Given this potential, are there possible futures that are not exhausted or defined by probable futures? How should deterministic futures hold tension with an indeterministic one? Possibility emphasises human agency to yield a different future-making, taking on the position that future-making is seen as one that is constructed by humans. This in itself is problematic as it assumes all humans are reconciled with the ability to aspire. The capacity to aspire is not evenly distributed. It is tightly wound within class lines, within the probable, assuming a known trajectory. The matter of non-matter of aspiration teases out a present inclination toward a core promise of the temporally and probably blurred possible. Possibility is the site of contention to secure which ‘real’ futures get made. 

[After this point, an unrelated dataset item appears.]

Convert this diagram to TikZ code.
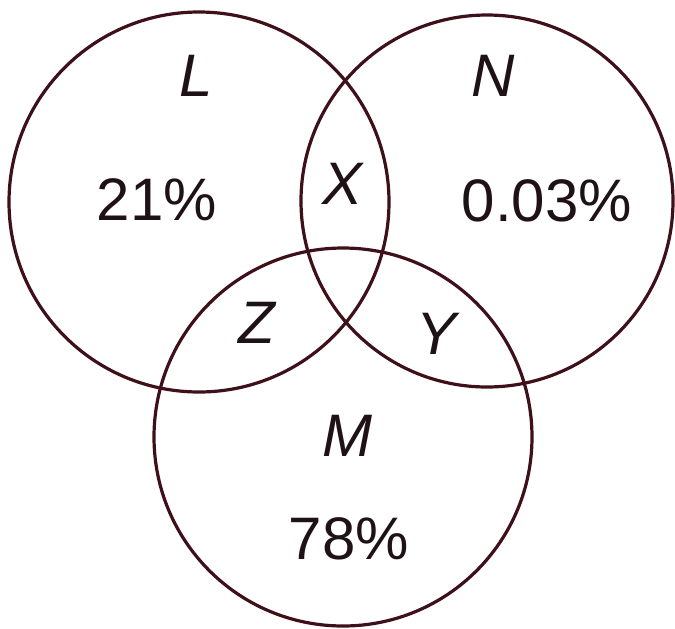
\documentclass[tikz,border=0pt]{standalone}
\usepackage{fontspec}
\setmainfont{Liberation Sans}
\begin{document}
\begin{tikzpicture}[x=0.5pt,y=-0.5pt,
  setcircle/.style={circle, draw=linecol, line width=1.6pt, inner sep=0pt, minimum size=#1},
  setlabel/.style={text=textcol, font=\fontsize{30}{36}\selectfont\itshape, inner sep=0pt},
  pctlabel/.style={text=textcol, font=\fontsize{30}{36}\selectfont, inner sep=0pt}]
\definecolor{linecol}{RGB}{62,16,26}
\definecolor{textcol}{RGB}{30,18,22}
\useasboundingbox (0,0) rectangle (675,628);
\fill[white] (0,0) rectangle (675,628);
% circles
\node[setcircle=190pt] (L) at (199,202) {};
\node[setcircle=186pt] (N) at (487,201) {};
\node[setcircle=189pt] (M) at (343,437) {};
% set names
\node[setlabel] (lL) at (196,76) {L};
\node[setlabel] (lN) at (493,76) {N};
\node[setlabel] (lM) at (347,436) {M};
% region labels
\node[setlabel] (lX) at (343,184) {X};
\node[setlabel] (lZ) at (257,323) {Z};
\node[setlabel] (lY) at (437,334) {Y};
% percentages
\node[pctlabel] (pL) at (157,200) {21\%};
\node[pctlabel] (pN) at (547,201) {0.03\%};
\node[pctlabel] (pM) at (349,539) {78\%};
\end{tikzpicture}
\end{document}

One cannot get caught up in anticipatory reactions to potential imaginaries, but respond with an exercise of possibility, of horizoning at the edge of knowledge. This takes a careful consideration of the position from which one develops utopian preparation. One’s subjectivity stemming from the probable or the possible would signify the precision of what can exist and not exist, and reshape early rejections, or the permissible ‘absurd’ possibilities in the already absurd world that one exists in. The orientation of the preparatory work and the work itself is not enough. In her analysis of the experimental egalitarian society in the French commune for a universal society, Kirstin Ross (2015) stated, “Actions produce dreams and ideas, “not the reverse”. One needs to act, to leap into the uncertainty, the fear, and the hope of utopias without any temporal visibility. One needs to leap into the nothing. As Silverstein’s poem, Diving Board ends, “you've been up there since half past five/ doin’ everything…but DIVE” (2020).